Winnie Mandela's Muddled Legacy Exposes the Need for African Women's Voices

ANC
Winnie Mandela
26 April 2018
Content from a Premium Partner
African Expert Network (Washington, DC)

Winnie Mandela passed away earlier this month at age 81. South Africa’s largest newspaper, the Sunday Times, opened its obituary by referring to her as a “a stalwart in the fight against apartheid”. The Daily Sun, another top newspaper in South Africa, announced Winnie’s passing “with profound sadness”. After all, she was considered the Mother of the Nation, through ups and downs—South Africa’s and her own. Since her passing, the specter of Winnie’s legacy has begun to take shape as writers and commentators paint the picture of a complex woman. Despite her demons and her controversial politics, Winnie played a crucial role in the formation of post-Apartheid democracy, and the outpouring of national grief at her funeral last week speaks to her enduring legacy. Western media, however, seems incapable of grasping this nuance, and its coverage of Winnie’s passing exposes a profound lack of consideration toward African women’s history.
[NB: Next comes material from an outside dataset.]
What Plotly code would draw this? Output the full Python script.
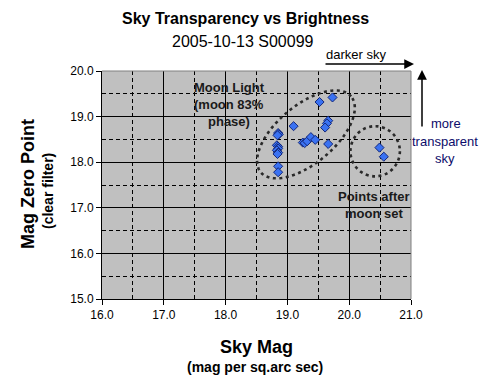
import numpy as np
import plotly.graph_objects as go

# ---- data ----
sky_mag = [18.85, 18.86, 18.84, 18.83, 18.85, 18.85, 18.83, 18.85, 18.84, 18.85, 18.85,
           19.10, 19.25, 19.28, 19.32, 19.38, 19.45, 19.52, 19.73, 19.66, 19.64, 19.61,
           19.66, 20.49, 20.56]
zero_point = [18.64, 18.61, 18.59, 18.37, 18.34, 18.30, 18.26, 18.21, 18.18, 17.91, 17.78,
              18.79, 18.43, 18.42, 18.46, 18.55, 18.49, 19.32, 19.42, 18.91, 18.85, 18.76,
              18.40, 18.32, 18.12]
x_range = [16, 21]
y_range = [15, 20]

W, H = 488, 392
L, R, T, B = 102, 77, 71, 93
PW, PH = W - L - R, H - T - B
FONT = "Arial, Liberation Sans, sans-serif"


def px(x, y):
    """pixel -> paper coords"""
    return (x - L) / PW, (H - B - y) / PH


fig = go.Figure()
fig.add_trace(go.Scatter(
    x=sky_mag, y=zero_point, mode="markers",
    marker=dict(symbol="diamond", size=7, color="#3a72f2",
                line=dict(color="#14287a", width=1)),
    hoverinfo="x+y", showlegend=False))

ann = []


def text(s, x, y, size, bold=False, color="#000000", angle=0):
    if bold:
        s = "<b>" + s + "</b>"
    xp, yp = px(x, y)
    ann.append(dict(text=s, x=xp, y=yp, xref="paper", yref="paper",
                    xanchor="center", yanchor="middle", showarrow=False,
                    textangle=angle, font=dict(family=FONT, size=size, color=color)))


NAVY = "#0c0c6a"
text("Sky Transparency vs Brightness", 245, 19, 16, bold=True)
text("2005-10-13 S00099", 243, 42, 16)
text("darker sky", 356, 54, 13)
text("more", 446, 123, 13, color=NAVY)
text("transparent", 445, 141, 13, color=NAVY)
text("sky", 445, 158, 13, color=NAVY)
text("Moon Light", 229, 87, 13, bold=True, color="#1a1a1a")
text("(moon 83%", 229, 104, 13, bold=True, color="#1a1a1a")
text("phase)", 229, 121, 13, bold=True, color="#1a1a1a")
text("Points after", 374, 196, 13, bold=True, color="#1a1a1a")
text("moon set", 374, 213, 13, bold=True, color="#1a1a1a")
text("Sky Mag", 256, 347, 18, bold=True)
text("(mag per sq.arc sec)", 255, 367, 14, bold=True)
text("Mag Zero Point", 28, 184, 18, bold=True, angle=-90)
text("(clear filter)", 48, 191, 14, bold=True, angle=-90)

# arrows
xa, ya = px(414, 64)
ann.append(dict(x=xa, y=ya, xref="paper", yref="paper", ax=-90, ay=0, text="",
                showarrow=True, arrowhead=2, arrowsize=1.3, arrowwidth=1.5, arrowcolor="#000"))
xa, ya = px(422, 70)
ann.append(dict(x=xa, y=ya, xref="paper", yref="paper", ax=0, ay=58, text="",
                showarrow=True, arrowhead=2, arrowsize=1.3, arrowwidth=1.5, arrowcolor="#000"))

# ellipses (dotted)
sx = PW / (x_range[1] - x_range[0])
sy = PH / (y_range[1] - y_range[0])
cx, cy, a, b, th = 19.30, 18.61, 59, 29, np.deg2rad(40)
t = np.linspace(0, 2 * np.pi, 120)
ex = cx + (a * np.cos(t) * np.cos(th) - b * np.sin(t) * np.sin(th)) / sx
ey = cy + (a * np.cos(t) * np.sin(th) + b * np.sin(t) * np.cos(th)) / sy
path = "M " + " L ".join(f"{u:.4f},{v:.4f}" for u, v in zip(ex, ey)) + " Z"
dot = dict(color="#2a2a2a", width=2.6, dash="3px,3.5px")
shapes = [
    dict(type="path", path=path, xref="x", yref="y", line=dot),
    dict(type="circle", xref="x", yref="y", x0=20.02, x1=20.82, y0=17.69, y1=18.79, line=dot),
    dict(type="line", xref="paper", yref="paper", x0=0, x1=1, y0=1, y1=1,
         line=dict(color="#808080", width=1)),
    dict(type="line", xref="paper", yref="paper", x0=1, x1=1, y0=0, y1=1,
         line=dict(color="#808080", width=1)),
]

axis_common = dict(
    dtick=1, tickformat=".1f", showgrid=True, gridcolor="#000000", gridwidth=1,
    showline=True, linecolor="#000000", linewidth=1,
    ticks="outside", ticklen=5, tickcolor="#000000",
    tickfont=dict(family=FONT, size=12, color="#000000"),
    minor=dict(dtick=0.5, showgrid=True, gridcolor="#000000", gridwidth=1, griddash="4px,3px"),
    zeroline=False, fixedrange=True,
)

fig.update_layout(
    width=W, height=H, margin=dict(l=L, r=R, t=T, b=B),
    paper_bgcolor="#ffffff", plot_bgcolor="#c0c0c0",
    xaxis=dict(range=x_range, tick0=16, **axis_common),
    yaxis=dict(range=y_range, tick0=15, **axis_common),
    annotations=ann, shapes=shapes, showlegend=False,
)

fig.write_html("out.html", config={"displayModeBar": False},
               post_script="document.body.style.margin='0';document.body.style.overflow='hidden';")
This latest exposure of extreme bias underscores what we already know: it is crucial for posterity that African women have the opportunity to tell their own stories.

W.E.B. Du Bois first wrote about “double consciousness” in 1903. He wanted people to understand what it was like to see oneself through the eyes of one’s oppressor. Scholars have reflected in the time since on the existence of a derivative phenomenon: triple consciousness, which refers to the additional layer of scrutiny applied to black women, black immigrants, or other extra-persecuted sub-groups. The discrepancy between Winnie Mandela’s obituaries in the Western press versus the local South African media exposes the extent of this disconcerting tendency, and underscores the need for local voices to have greater access to global platforms. Take, for example, the opening line in the New York Times obit: “Winnie Madikizela-Mandela[’s …] hallowed place in the pantheon of South Africa’s liberators was eroded by scandal over corruption, kidnapping, murder and the implosion of her fabled marriage to Nelson Mandela.” Or the Guardian: “Rarely can there have been someone who was called to greatness and yet failed that calling as decisively as Winnie Madikizela-Mandela.” There is no denying that Winnie bears responsibility for violent tactics and corruption. But don’t her accomplishments—serving as a leading opponent of Apartheid during and after her husband’s imprisonment, surviving extensive detention and torture herself, and even winning the Robert F. Kennedy Human Rights Award—merit some consideration in the formation of her legacy?

Unfortunately, women in general, and black women in particular, are often reduced to the default, patriarchal discourse to a single storyline—in both life and death. When Winnie was younger, before her divorce and other controversies emerged, Western media canonized her a symbol of the liberation struggle. The New York Times referred to her in 1985 as a “vigorous symbol of resistance… (a) woman rich in grace and dignity.” And yet, despite the fact that she remains a hero to many in South Africa, her global narrative has fundamentally changed. No longer characterized by revolutionary spirit and personal elegance, she is now remembered in the West as “personally militant […and] lonely.” While important men with mixed histories tend to be lauded after death, or at least remembered as having had both strengths and weaknesses, women with complex backgrounds are typically reduced to their own lowest common denominator. For Winnie, a life of activism has been reduced to a legacy of violence and misfortune in the international press.

There seems to be a particularly profound confusion regarding Winnie’s embrace of violent tactics. Andrew Malone referred to her as the “blood soaked bully who shamed Mandela”  in the vicious, almost gleeful Daily Mail obituary, recalling with disgust (“she was a disturbed individual”) how she turned to violence during the anti-Apartheid movement. It’s not that such tactics are unusual in the course of revolution, but perhaps they are inconceivable from a woman. In the wake of Winnie’s death, the story of Yaa Asantewaa, Queen Mother of Ejisu in the Ashanti Empire, comes to mind. Yaa led an army of 5,000 against the British colonialists, eventually getting captured and exiled to the Seychelles, where she died. Like countless other African heroines, Yaa’s story has been relegated to the margins. When men, particularly white, Western men, are the authors of history, a revisionist world often emerges that either sidelines the participation of women or discredits their contributions.

Stories about Winnie Mandela have always been reductionist. Throughout her life, she was at times Mandela’s graceful wife, or a violent radical, or the mother of a nation.  In reality, she was all of these things. But African woman do not get the luxury of being complicated, and it seems that the narrative path of least resistance is often the darkest one. Her death and the obituaries that followed serve as an important call for African women to fight through the perversions and distortions and write their own histories. Chimamanda Ngozi Adichie, Yaa Gyasi, Mo Abudu, and Amma Asante have already demonstrated that there is a global audience for authentic stories from African women, but so much more content—in film, literature, television, and online—is needed in order for our own words and contributions to be more than just footnotes in another’s rendering of our story.

Afua Osei is an entrepreneur, investor and co-founder of She Leads Africa, a media company for millennial African women.